§ Short problem
Write out the full listing exactly as given, minus the images.

§ Material provided
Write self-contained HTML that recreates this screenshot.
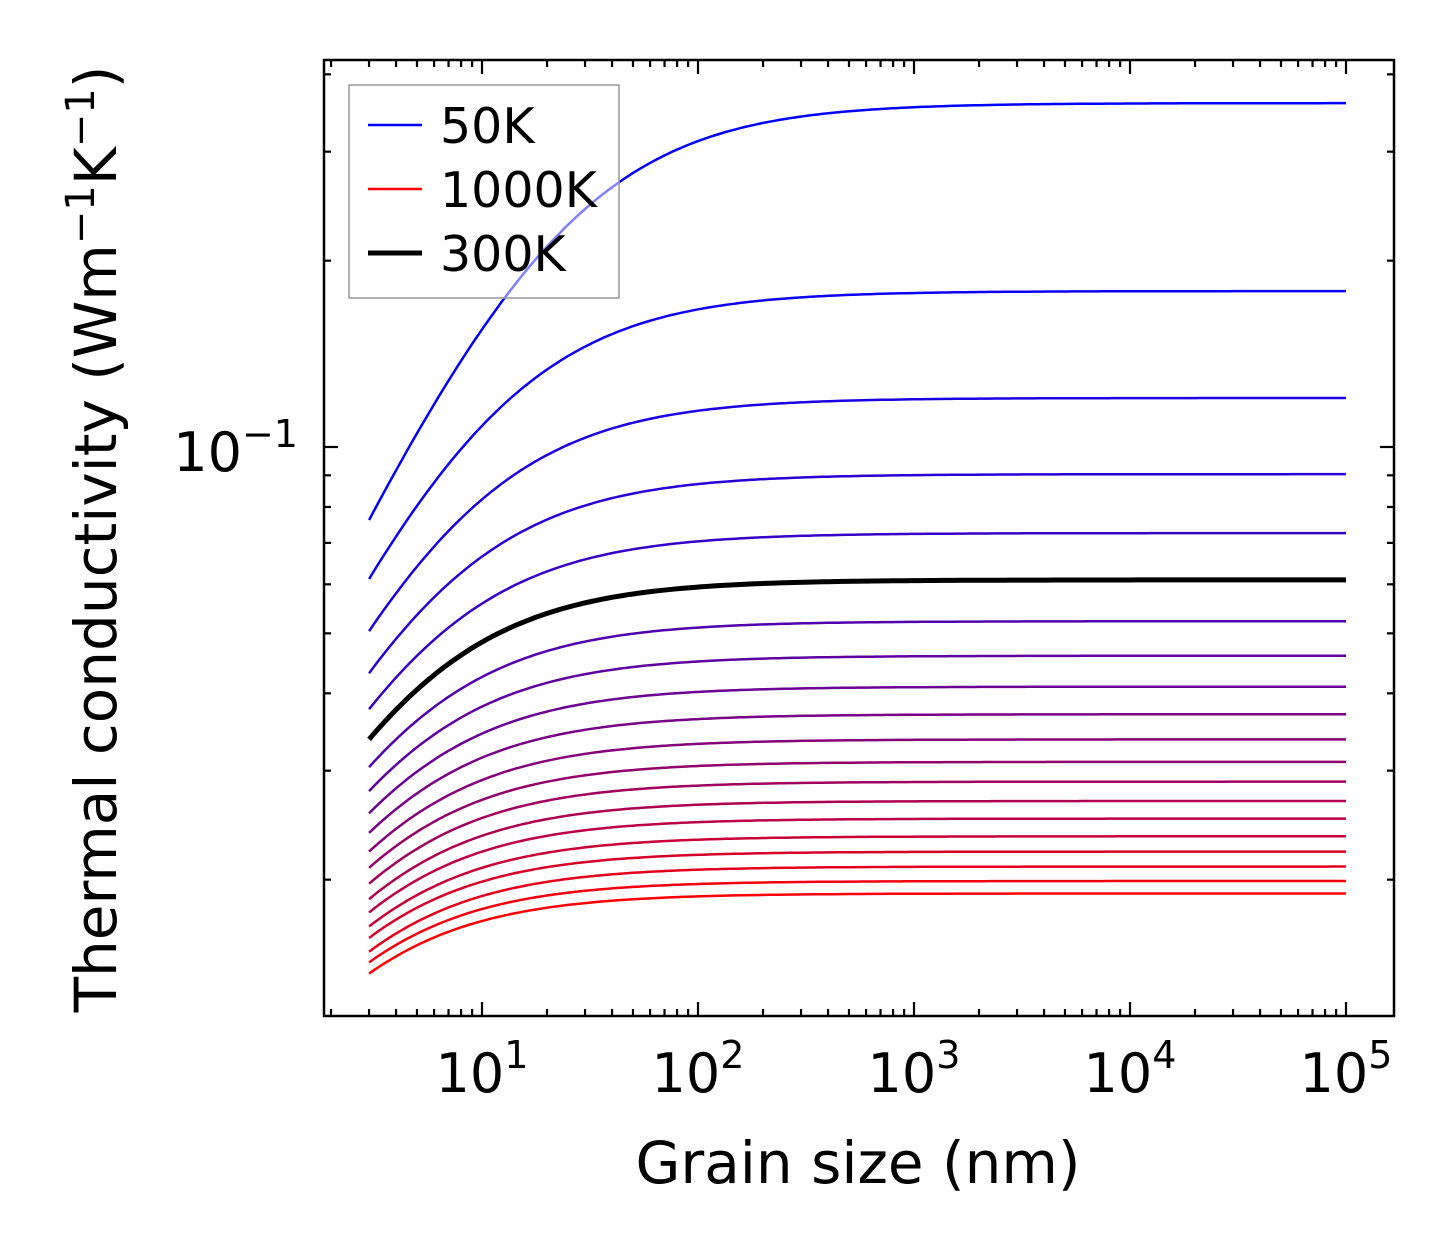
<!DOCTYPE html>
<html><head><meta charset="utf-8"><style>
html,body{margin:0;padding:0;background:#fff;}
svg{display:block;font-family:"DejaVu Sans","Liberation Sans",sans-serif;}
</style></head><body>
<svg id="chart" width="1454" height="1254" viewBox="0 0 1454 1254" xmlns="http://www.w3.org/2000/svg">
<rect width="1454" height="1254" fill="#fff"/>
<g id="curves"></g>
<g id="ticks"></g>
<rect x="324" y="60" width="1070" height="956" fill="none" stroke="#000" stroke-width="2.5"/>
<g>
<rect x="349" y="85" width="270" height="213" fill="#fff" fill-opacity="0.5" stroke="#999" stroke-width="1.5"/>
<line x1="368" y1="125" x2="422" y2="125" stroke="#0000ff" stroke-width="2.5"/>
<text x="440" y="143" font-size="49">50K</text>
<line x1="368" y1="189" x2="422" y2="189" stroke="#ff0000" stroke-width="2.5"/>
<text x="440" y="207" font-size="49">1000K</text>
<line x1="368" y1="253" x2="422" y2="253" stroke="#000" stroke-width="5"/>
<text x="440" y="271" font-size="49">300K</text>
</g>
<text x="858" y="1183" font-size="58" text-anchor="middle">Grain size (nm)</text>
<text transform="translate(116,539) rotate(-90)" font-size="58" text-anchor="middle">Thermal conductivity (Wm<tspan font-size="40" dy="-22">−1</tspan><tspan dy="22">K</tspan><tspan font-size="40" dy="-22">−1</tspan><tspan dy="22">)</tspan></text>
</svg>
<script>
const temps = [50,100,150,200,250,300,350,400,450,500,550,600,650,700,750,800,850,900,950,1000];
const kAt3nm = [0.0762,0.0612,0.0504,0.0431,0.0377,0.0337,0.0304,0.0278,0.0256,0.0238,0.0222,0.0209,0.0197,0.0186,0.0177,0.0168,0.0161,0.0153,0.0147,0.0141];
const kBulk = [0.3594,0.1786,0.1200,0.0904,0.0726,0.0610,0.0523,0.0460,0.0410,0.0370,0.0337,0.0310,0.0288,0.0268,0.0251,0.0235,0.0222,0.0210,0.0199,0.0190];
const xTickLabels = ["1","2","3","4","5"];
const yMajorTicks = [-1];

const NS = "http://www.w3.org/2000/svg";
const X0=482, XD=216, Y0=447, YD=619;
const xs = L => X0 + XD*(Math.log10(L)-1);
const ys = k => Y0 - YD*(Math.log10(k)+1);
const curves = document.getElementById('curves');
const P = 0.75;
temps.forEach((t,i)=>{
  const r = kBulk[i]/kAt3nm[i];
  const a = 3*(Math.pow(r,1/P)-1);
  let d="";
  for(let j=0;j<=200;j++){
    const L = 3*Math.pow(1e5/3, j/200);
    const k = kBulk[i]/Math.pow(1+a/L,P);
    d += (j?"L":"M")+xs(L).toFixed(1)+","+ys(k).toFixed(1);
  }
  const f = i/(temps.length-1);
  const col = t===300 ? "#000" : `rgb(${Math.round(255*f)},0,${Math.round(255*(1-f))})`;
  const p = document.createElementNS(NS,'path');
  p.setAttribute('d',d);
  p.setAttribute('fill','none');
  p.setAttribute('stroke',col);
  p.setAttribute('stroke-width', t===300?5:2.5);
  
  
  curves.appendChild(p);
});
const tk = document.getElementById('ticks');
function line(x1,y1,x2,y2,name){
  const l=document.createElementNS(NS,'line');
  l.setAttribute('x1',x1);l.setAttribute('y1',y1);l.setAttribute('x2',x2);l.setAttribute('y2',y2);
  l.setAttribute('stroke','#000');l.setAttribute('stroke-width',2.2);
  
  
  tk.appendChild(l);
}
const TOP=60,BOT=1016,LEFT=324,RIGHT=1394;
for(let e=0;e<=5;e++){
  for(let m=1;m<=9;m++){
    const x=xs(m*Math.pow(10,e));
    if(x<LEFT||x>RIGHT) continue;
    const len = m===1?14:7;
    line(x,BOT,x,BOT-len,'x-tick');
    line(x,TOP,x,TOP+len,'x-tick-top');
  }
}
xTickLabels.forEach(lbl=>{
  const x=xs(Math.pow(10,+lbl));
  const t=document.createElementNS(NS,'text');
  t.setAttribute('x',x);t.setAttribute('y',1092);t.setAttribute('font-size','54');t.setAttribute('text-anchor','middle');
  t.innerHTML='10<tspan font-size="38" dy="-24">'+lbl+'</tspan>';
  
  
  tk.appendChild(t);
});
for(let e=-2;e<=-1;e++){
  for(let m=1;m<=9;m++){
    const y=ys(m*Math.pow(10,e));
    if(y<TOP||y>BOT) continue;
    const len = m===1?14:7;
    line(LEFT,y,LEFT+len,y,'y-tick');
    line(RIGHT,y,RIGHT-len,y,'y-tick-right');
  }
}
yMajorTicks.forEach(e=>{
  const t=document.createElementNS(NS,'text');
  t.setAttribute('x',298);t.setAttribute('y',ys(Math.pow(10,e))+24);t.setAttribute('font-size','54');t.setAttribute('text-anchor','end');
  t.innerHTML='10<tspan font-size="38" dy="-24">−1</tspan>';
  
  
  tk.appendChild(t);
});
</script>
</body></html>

§ Output for this exercise
Write self-contained HTML that recreates this screenshot.
<!DOCTYPE html>
<html><head><meta charset="utf-8"><style>
html,body{margin:0;padding:0;background:#fff;}
svg{display:block;font-family:"DejaVu Sans","Liberation Sans",sans-serif;}
</style></head><body>
<svg id="chart" width="1454" height="1254" viewBox="0 0 1454 1254" xmlns="http://www.w3.org/2000/svg">
<rect width="1454" height="1254" fill="#fff"/>
<g id="curves"></g>
<g id="ticks"></g>
<rect x="324" y="60" width="1070" height="956" fill="none" stroke="#000" stroke-width="2.5"/>
<g>
<rect x="349" y="85" width="270" height="213" fill="#fff" fill-opacity="0.5" stroke="#999" stroke-width="1.5"/>
<line x1="368" y1="125" x2="422" y2="125" stroke="#0000ff" stroke-width="2.5"/>
<text x="440" y="143" font-size="49">50K</text>
<line x1="368" y1="189" x2="422" y2="189" stroke="#ff0000" stroke-width="2.5"/>
<text x="440" y="207" font-size="49">1000K</text>
<line x1="368" y1="253" x2="422" y2="253" stroke="#000" stroke-width="5"/>
<text x="440" y="271" font-size="49">300K</text>
</g>
<text x="858" y="1183" font-size="58" text-anchor="middle">Grain size (nm)</text>
<text transform="translate(116,539) rotate(-90)" font-size="58" text-anchor="middle">Thermal conductivity (Wm<tspan font-size="40" dy="-22">−1</tspan><tspan dy="22">K</tspan><tspan font-size="40" dy="-22">−1</tspan><tspan dy="22">)</tspan></text>
</svg>
<script>
const temps = [50,100,150,200,250,300,350,400,450,500,550,600,650,700,750,800,850,900,950,1000];
const kAt3nm = [0.0762,0.0612,0.0504,0.0431,0.0377,0.0337,0.0304,0.0278,0.0256,0.0238,0.0222,0.0209,0.0197,0.0186,0.0177,0.0168,0.0161,0.0153,0.0147,0.0141];
const kBulk = [0.3594,0.1786,0.1200,0.0904,0.0726,0.0610,0.0523,0.0460,0.0410,0.0370,0.0337,0.0310,0.0288,0.0268,0.0251,0.0235,0.0222,0.0210,0.0199,0.0190];
const xTickLabels = ["1","2","3","4","5"];
const yMajorTicks = [-1];

const NS = "http://www.w3.org/2000/svg";
const X0=482, XD=216, Y0=447, YD=619;
const xs = L => X0 + XD*(Math.log10(L)-1);
const ys = k => Y0 - YD*(Math.log10(k)+1);
const curves = document.getElementById('curves');
const P = 0.75;
temps.forEach((t,i)=>{
  const r = kBulk[i]/kAt3nm[i];
  const a = 3*(Math.pow(r,1/P)-1);
  let d="";
  for(let j=0;j<=200;j++){
    const L = 3*Math.pow(1e5/3, j/200);
    const k = kBulk[i]/Math.pow(1+a/L,P);
    d += (j?"L":"M")+xs(L).toFixed(1)+","+ys(k).toFixed(1);
  }
  const f = i/(temps.length-1);
  const col = t===300 ? "#000" : `rgb(${Math.round(255*f)},0,${Math.round(255*(1-f))})`;
  const p = document.createElementNS(NS,'path');
  p.setAttribute('d',d);
  p.setAttribute('fill','none');
  p.setAttribute('stroke',col);
  p.setAttribute('stroke-width', t===300?5:2.5);
  
  
  curves.appendChild(p);
});
const tk = document.getElementById('ticks');
function line(x1,y1,x2,y2,name){
  const l=document.createElementNS(NS,'line');
  l.setAttribute('x1',x1);l.setAttribute('y1',y1);l.setAttribute('x2',x2);l.setAttribute('y2',y2);
  l.setAttribute('stroke','#000');l.setAttribute('stroke-width',2.2);
  
  
  tk.appendChild(l);
}
const TOP=60,BOT=1016,LEFT=324,RIGHT=1394;
for(let e=0;e<=5;e++){
  for(let m=1;m<=9;m++){
    const x=xs(m*Math.pow(10,e));
    if(x<LEFT||x>RIGHT) continue;
    const len = m===1?14:7;
    line(x,BOT,x,BOT-len,'x-tick');
    line(x,TOP,x,TOP+len,'x-tick-top');
  }
}
xTickLabels.forEach(lbl=>{
  const x=xs(Math.pow(10,+lbl));
  const t=document.createElementNS(NS,'text');
  t.setAttribute('x',x);t.setAttribute('y',1092);t.setAttribute('font-size','54');t.setAttribute('text-anchor','middle');
  t.innerHTML='10<tspan font-size="38" dy="-24">'+lbl+'</tspan>';
  
  
  tk.appendChild(t);
});
for(let e=-2;e<=-1;e++){
  for(let m=1;m<=9;m++){
    const y=ys(m*Math.pow(10,e));
    if(y<TOP||y>BOT) continue;
    const len = m===1?14:7;
    line(LEFT,y,LEFT+len,y,'y-tick');
    line(RIGHT,y,RIGHT-len,y,'y-tick-right');
  }
}
yMajorTicks.forEach(e=>{
  const t=document.createElementNS(NS,'text');
  t.setAttribute('x',298);t.setAttribute('y',ys(Math.pow(10,e))+24);t.setAttribute('font-size','54');t.setAttribute('text-anchor','end');
  t.innerHTML='10<tspan font-size="38" dy="-24">−1</tspan>';
  
  
  tk.appendChild(t);
});
</script>
</body></html>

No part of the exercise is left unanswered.